Who Is A Hero In Pakistani Society?

Unlike Shehrbano Naqvi, people like Tariq Johnson and other police constables will never be hailed heroes because they do not have the required place, power, or religion

Who Is A Hero In Pakistani Society?

Edward Said in Culture and Imperialism explains decolonisation through Basil Davidson’s notions of ‘Primary’ and ‘Secondary’ resistance. In the primary resistance, a community fights against outside intrusion, whereas in the secondary step, the local community moves towards restoring the sense and fact of community against the colonial system. 

On August 14 1947, the primary process of decolonization was finished, and Pakistan was established as an independent state. However, the secondary step of resistance did not materialise. 

A prime example of this is manifested in the incident of blasphemy charges against a woman who wore a dress with calligraphy in the old Ichhra Bazar of Lahore.
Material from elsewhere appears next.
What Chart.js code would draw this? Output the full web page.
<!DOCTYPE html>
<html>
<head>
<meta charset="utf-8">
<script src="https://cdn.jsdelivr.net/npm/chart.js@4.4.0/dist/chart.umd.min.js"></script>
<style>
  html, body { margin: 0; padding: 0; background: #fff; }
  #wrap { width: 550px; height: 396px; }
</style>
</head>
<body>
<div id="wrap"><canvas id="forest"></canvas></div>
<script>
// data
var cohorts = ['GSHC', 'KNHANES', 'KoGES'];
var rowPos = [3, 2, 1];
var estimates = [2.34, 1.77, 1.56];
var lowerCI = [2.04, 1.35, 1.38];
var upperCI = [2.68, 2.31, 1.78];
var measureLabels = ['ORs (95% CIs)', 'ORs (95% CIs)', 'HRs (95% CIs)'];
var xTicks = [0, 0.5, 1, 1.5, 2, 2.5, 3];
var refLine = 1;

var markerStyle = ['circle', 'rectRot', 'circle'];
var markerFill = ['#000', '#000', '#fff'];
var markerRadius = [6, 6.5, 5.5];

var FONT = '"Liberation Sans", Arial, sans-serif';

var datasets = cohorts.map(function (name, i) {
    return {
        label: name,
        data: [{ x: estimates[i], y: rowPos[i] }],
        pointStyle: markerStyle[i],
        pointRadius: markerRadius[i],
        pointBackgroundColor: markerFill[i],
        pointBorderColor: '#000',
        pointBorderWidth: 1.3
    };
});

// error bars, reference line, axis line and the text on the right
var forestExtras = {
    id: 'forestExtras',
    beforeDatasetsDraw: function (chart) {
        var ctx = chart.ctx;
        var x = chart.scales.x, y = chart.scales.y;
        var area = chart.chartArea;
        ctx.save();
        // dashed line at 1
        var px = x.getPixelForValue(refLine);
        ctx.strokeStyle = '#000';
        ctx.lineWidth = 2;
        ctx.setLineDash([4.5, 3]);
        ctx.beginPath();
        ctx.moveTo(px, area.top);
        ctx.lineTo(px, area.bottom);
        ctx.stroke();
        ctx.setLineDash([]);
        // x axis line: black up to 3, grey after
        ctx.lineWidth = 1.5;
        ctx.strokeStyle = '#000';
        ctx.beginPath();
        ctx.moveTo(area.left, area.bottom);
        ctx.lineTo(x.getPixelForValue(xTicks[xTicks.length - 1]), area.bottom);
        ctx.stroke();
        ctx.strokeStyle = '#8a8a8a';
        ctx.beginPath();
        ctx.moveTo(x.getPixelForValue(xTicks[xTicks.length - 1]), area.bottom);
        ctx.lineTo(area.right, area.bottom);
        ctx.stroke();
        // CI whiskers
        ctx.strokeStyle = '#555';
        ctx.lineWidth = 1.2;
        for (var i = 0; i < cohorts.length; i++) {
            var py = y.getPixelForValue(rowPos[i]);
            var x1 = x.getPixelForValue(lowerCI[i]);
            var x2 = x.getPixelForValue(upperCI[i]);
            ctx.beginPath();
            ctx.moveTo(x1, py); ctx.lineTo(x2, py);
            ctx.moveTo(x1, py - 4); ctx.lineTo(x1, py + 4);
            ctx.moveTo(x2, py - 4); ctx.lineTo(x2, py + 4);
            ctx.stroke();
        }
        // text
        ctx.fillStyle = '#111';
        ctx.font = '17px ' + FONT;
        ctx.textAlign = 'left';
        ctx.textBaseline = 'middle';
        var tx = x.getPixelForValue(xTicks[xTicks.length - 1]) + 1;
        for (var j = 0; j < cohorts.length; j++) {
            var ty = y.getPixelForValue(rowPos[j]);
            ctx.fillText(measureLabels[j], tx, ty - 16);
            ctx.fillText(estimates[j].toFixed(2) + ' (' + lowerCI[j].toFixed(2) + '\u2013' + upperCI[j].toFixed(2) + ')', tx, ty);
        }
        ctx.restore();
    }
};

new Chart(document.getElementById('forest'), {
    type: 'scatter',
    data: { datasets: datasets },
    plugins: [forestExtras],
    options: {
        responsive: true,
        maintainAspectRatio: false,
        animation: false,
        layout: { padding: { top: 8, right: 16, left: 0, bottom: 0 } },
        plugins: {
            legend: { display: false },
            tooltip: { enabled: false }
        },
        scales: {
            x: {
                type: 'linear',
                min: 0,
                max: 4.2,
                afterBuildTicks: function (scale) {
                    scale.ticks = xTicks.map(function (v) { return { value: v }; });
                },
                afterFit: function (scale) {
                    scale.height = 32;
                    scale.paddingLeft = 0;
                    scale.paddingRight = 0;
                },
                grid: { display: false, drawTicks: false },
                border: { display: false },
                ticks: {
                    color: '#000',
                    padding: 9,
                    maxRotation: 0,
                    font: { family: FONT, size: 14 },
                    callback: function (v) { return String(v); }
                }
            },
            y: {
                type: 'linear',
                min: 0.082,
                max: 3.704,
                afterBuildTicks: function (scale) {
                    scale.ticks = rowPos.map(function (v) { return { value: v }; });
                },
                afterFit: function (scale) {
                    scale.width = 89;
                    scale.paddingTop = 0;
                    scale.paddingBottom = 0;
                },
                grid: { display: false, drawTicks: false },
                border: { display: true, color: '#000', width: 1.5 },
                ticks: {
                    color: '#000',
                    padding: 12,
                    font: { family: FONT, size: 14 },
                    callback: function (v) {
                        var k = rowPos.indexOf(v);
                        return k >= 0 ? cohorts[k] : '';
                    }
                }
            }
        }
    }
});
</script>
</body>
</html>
The unnamed woman was rescued by Assistant Superintendent of Police Shehrbano Naqvi who acted bravely in front of a mob instigating dire consequences for the accused woman. 

For this, she was praised and commended by political and media personalities. Indeed, her role in rescuing the woman from the mob speaks of her courage to perform her duties where her fellow officers in the past have failed multiple times. 

However, soon the name of Johnson Tariq started circulating on social media for his contribution to protecting the woman accused of blasphemy. 

Johnson Tariq, despite knowing what it entailed for his community in the past to harbor a person accused of blasphemy, sheltered the woman in his shop. For this, he was neither praised by officials nor given any official recognition. This bespeaks the construct of a Pakistani Hero. 

The aftermath of this incident reveals the coloniality and deeply embedded class structure in Pakistani society. Juggan Kazim kissed the hands of Assistant Superintendent of Police Shehrbano Naqvi on television. 

Due to her position in the power structures of the country, Shehrbano became the only visible subject of the heroic deed, even though Tariq Johnson and other constables equally endangered their lives to protect the woman accused of blasphemy. 

In Pakistani society, heroes outside of power structures, political establishments and civil apparatus are invisible.  

A hero in Pakistani society is a subject with power, authority, and status. No matter how many acts of bravery are ascribed to the poor, middle class, and minorities, the subject with power and authority will hail supreme and showered unconditional praise even for the mundane acts. 

People like Tariq Johnson and other police constables will never be hailed heroes because they do not have the required place, power, or religion. Each of them contributed to saving the life of that woman, one with power reached the list of influential people in Pakistan, and the others remained invisible. 

Pakistani society after 1947 has not revisited the colonial structure to restore the sense of dignity to the community. As a result, despite independence, a civil servant, or representative of the administration gains credit for everything, even though they are paid servants of the same community who are never visible to them. 

Did Shehrbano go there alone in a Western genre Hollywood movie? Why then is she the object of praise and not others? 

This is reminiscent of the colonial structures empowering the civil administration to enhance their control of society. Such class structure introduced at the time of colonialism stays intact till the present day. This is further reinforced to induce the undisputed place of the rich, and powerful in society. 

The construct of the Pakistani Hero facilitates the interest of the powerful elites and subjugates the poor and middle class; therefore, utmost care is taken to maintain this disparity. 

If the poor and middle class become heroes, the privileged place reserved for the elite as the savior of the Pakistani society will be taken away from them. This is one of the reasons that among the heroic figures of independence, hardly, any poor person exists in the discourse of Pakistan studies. Poor and powerless are mentioned as people who sacrificed in migration without being given an appropriate place to create an alternative society for themselves. 

This continues to be so in Pakistan, where constables and people like Johnson Tariq are invisible, in contrast to the powerful strata of society. 

This subtly encourages the attitude of eulogizing the rich for their generosity and acts. Instead of liberating themselves from their subjugation, the poor of Pakistani society constantly elect them and select their examples which deprives them of visibility. 

Such an attitude ensures that the powerless of the country are intact in their place, outside of the power structure. 

The only way the poor make a headline in Pakistan is through their misery. This cannot change without active resistance to the existing colonial discourse within the country undermining the process of freedom started on August 14 1947.